Problem details:
Below are the records; give again exactly the lines from the one containing "Recreate this image" through the one containing "categories = ['Fair', 'Good', 'Ideal', 'Premium', 'Very", leaving out pictures.

Recorded information:

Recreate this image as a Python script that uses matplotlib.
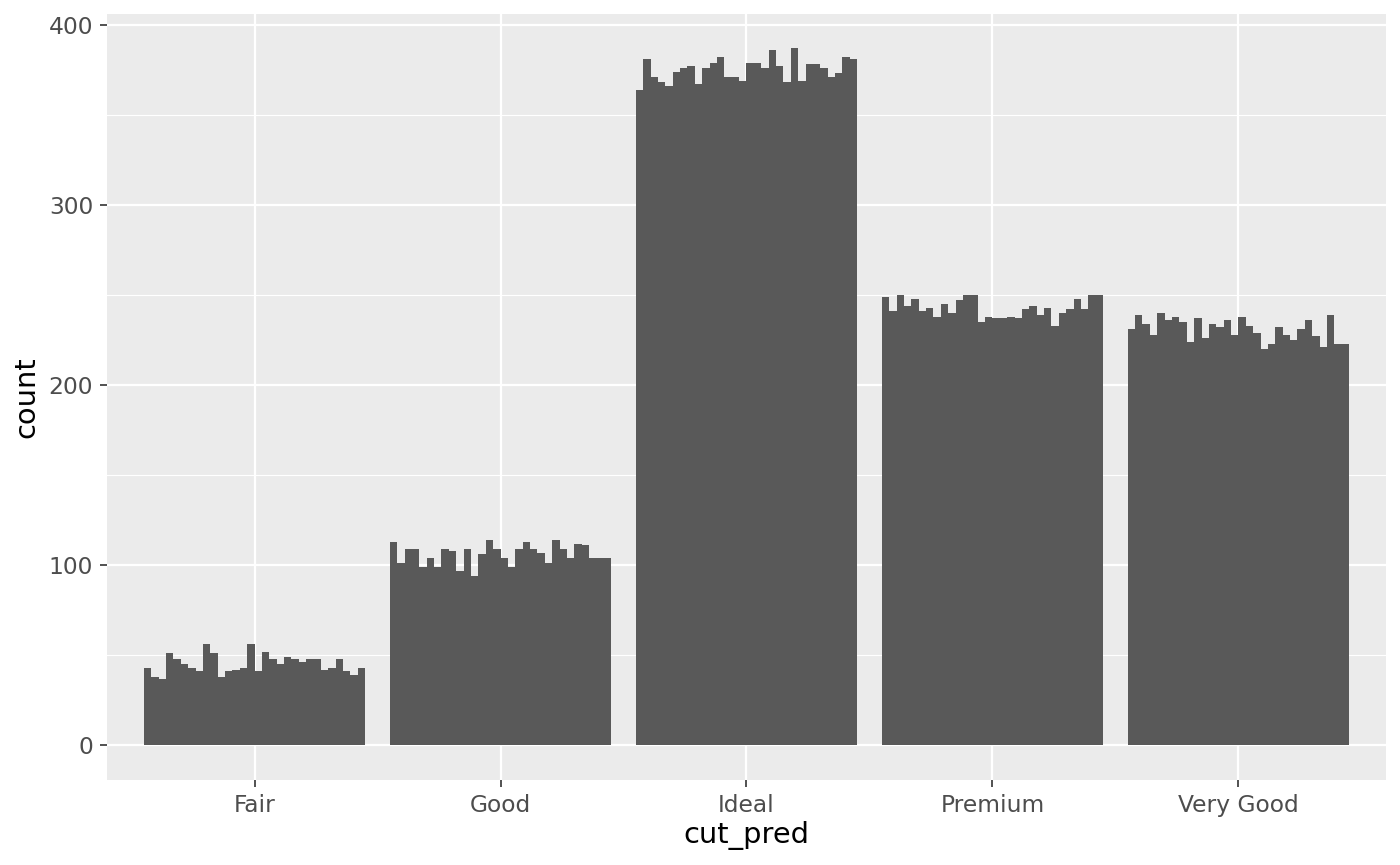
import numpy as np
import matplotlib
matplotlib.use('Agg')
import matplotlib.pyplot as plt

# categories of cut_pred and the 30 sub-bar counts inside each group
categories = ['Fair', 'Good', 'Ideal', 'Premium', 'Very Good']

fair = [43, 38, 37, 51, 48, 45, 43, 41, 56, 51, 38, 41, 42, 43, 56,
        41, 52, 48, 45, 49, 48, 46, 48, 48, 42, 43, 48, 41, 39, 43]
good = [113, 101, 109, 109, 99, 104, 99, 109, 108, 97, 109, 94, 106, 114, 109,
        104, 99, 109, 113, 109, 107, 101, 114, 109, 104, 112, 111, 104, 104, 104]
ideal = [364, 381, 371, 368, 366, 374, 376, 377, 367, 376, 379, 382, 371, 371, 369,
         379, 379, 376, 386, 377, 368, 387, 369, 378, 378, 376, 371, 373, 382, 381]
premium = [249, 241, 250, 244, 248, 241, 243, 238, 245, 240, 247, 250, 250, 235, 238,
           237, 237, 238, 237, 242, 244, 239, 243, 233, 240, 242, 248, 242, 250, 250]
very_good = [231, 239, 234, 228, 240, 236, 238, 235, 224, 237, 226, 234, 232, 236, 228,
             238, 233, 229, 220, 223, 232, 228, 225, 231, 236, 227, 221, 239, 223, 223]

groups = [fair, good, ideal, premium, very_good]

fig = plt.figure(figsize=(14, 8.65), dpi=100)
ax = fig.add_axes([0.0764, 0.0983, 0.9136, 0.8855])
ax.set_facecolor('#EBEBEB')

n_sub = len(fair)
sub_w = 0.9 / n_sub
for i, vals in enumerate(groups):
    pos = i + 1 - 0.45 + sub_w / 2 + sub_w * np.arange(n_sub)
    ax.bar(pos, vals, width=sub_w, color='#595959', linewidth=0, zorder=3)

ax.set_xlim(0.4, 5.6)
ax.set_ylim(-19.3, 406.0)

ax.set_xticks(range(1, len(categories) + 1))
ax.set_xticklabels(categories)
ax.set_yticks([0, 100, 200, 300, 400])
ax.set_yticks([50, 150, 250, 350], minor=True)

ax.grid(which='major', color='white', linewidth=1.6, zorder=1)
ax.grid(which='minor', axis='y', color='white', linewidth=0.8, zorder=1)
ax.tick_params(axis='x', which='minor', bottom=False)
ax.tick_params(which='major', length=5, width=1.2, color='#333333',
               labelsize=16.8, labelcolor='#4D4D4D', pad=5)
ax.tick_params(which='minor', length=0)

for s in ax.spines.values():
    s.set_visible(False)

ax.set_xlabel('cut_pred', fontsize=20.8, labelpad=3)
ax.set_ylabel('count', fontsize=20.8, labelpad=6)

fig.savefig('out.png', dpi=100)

* * *

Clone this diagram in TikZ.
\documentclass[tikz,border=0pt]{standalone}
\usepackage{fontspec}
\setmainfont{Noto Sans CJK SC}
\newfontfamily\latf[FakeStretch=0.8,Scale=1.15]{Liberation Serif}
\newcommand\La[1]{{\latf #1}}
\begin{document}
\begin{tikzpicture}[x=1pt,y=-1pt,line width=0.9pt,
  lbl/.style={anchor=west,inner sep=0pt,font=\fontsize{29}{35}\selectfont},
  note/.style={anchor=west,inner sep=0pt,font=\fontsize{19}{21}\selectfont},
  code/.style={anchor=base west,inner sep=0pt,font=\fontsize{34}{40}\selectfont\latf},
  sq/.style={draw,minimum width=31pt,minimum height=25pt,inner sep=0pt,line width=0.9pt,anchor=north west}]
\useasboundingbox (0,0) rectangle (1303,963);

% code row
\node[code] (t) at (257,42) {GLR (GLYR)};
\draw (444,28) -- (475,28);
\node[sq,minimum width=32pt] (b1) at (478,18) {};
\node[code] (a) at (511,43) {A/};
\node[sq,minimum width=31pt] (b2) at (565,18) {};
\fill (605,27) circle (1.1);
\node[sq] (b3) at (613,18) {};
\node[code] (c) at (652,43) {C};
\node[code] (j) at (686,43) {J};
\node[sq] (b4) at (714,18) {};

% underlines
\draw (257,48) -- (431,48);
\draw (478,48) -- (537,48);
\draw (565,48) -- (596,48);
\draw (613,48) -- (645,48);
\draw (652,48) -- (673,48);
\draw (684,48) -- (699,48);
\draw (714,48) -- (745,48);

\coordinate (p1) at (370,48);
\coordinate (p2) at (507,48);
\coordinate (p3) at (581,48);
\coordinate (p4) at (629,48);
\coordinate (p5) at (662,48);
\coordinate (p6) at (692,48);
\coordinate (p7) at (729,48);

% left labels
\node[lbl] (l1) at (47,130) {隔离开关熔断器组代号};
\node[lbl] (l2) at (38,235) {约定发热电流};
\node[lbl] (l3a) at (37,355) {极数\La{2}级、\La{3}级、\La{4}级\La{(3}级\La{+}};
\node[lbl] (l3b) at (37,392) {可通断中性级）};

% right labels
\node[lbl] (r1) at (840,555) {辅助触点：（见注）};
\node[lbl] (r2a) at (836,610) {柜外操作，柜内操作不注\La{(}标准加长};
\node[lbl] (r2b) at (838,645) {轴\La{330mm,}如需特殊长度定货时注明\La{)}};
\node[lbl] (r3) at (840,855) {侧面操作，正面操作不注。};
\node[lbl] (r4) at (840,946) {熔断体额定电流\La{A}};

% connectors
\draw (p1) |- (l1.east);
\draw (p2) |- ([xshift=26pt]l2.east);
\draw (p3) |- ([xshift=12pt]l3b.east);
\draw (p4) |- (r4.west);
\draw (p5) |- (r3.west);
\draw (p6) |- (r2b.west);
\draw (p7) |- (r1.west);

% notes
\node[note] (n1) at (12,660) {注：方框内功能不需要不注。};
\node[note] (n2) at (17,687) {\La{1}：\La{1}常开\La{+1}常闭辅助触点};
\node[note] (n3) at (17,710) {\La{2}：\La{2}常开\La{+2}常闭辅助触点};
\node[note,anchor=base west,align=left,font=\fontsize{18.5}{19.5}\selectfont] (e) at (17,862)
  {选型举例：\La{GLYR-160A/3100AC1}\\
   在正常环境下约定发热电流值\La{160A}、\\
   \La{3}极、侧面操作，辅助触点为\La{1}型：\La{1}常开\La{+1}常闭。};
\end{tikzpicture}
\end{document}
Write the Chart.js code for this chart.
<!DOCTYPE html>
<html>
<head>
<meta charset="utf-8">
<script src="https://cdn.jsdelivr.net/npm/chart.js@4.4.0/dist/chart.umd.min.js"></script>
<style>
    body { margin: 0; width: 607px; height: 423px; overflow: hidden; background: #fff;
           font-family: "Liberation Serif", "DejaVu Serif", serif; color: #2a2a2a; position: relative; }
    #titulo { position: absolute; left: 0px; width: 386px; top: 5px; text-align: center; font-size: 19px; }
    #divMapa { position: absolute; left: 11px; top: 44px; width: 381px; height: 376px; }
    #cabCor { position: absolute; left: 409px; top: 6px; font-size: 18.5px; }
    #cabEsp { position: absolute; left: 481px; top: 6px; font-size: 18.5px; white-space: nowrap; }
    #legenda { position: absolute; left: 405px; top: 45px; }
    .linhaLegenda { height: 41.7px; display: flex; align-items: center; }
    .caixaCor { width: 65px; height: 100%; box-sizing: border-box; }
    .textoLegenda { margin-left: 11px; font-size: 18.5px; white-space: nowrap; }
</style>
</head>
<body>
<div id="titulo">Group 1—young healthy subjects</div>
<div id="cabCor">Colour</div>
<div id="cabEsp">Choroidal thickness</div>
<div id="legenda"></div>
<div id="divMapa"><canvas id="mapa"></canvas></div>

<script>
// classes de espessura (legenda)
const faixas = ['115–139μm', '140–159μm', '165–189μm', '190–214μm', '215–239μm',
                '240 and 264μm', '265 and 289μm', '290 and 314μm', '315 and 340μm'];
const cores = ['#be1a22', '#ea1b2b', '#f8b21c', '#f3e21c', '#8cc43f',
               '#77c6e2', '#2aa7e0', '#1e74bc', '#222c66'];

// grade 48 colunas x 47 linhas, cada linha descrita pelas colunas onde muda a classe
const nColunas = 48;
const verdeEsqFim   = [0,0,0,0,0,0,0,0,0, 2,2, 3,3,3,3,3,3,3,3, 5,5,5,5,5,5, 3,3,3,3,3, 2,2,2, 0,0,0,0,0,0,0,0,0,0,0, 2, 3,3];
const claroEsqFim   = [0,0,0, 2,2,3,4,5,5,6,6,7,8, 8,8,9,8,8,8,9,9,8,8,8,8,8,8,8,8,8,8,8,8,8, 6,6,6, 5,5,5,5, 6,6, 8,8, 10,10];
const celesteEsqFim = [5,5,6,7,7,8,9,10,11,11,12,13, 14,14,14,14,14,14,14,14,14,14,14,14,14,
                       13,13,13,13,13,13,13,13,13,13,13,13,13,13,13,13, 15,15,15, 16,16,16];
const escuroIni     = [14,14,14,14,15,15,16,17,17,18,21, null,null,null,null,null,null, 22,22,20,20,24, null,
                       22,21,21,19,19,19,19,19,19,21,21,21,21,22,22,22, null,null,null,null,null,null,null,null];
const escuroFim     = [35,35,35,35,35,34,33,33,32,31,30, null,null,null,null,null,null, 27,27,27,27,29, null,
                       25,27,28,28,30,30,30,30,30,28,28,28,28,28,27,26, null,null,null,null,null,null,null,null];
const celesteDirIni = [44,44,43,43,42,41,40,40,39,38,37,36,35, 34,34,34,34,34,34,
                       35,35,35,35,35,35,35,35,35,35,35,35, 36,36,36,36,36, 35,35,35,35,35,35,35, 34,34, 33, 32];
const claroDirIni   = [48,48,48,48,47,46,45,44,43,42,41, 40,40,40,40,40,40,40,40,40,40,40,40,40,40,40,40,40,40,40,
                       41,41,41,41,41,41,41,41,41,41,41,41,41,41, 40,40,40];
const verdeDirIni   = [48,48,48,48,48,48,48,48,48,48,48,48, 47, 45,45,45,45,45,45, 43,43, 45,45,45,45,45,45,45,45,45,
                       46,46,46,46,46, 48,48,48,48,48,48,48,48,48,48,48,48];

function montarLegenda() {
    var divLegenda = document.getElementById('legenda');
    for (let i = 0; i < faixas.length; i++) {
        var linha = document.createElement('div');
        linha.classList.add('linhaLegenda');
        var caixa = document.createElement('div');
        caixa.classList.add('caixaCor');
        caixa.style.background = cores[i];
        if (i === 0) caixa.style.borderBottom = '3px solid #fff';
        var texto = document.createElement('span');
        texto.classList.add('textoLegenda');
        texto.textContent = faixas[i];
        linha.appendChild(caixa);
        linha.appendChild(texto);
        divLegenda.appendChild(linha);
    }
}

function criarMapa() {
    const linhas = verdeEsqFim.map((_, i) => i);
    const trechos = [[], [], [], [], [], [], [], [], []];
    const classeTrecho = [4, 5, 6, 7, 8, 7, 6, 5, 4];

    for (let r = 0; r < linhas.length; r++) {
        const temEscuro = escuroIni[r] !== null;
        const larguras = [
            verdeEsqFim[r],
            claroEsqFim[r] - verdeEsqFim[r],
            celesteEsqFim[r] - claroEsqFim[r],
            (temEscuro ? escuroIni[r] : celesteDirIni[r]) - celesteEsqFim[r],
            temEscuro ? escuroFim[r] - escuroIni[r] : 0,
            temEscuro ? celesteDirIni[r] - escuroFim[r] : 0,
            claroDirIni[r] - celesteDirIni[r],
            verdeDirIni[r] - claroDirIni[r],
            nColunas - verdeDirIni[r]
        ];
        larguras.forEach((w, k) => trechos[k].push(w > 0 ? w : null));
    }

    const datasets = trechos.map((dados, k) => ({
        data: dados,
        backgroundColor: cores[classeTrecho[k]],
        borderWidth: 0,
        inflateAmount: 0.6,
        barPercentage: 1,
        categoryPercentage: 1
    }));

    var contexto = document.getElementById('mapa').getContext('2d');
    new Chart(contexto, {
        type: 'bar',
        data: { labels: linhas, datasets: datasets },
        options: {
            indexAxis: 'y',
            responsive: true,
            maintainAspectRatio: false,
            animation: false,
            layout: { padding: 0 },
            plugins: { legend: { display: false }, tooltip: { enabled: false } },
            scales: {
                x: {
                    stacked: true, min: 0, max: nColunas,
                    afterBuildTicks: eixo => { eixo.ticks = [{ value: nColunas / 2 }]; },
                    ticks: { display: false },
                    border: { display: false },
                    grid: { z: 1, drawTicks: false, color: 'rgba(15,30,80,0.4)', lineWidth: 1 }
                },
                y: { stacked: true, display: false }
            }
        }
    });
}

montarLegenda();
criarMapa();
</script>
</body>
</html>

Correct result:
Recreate this image as a Python script that uses matplotlib.
import numpy as np
import matplotlib
matplotlib.use('Agg')
import matplotlib.pyplot as plt

# categories of cut_pred and the 30 sub-bar counts inside each group
categories = ['Fair', 'Good', 'Ideal', 'Premium', 'Very Good']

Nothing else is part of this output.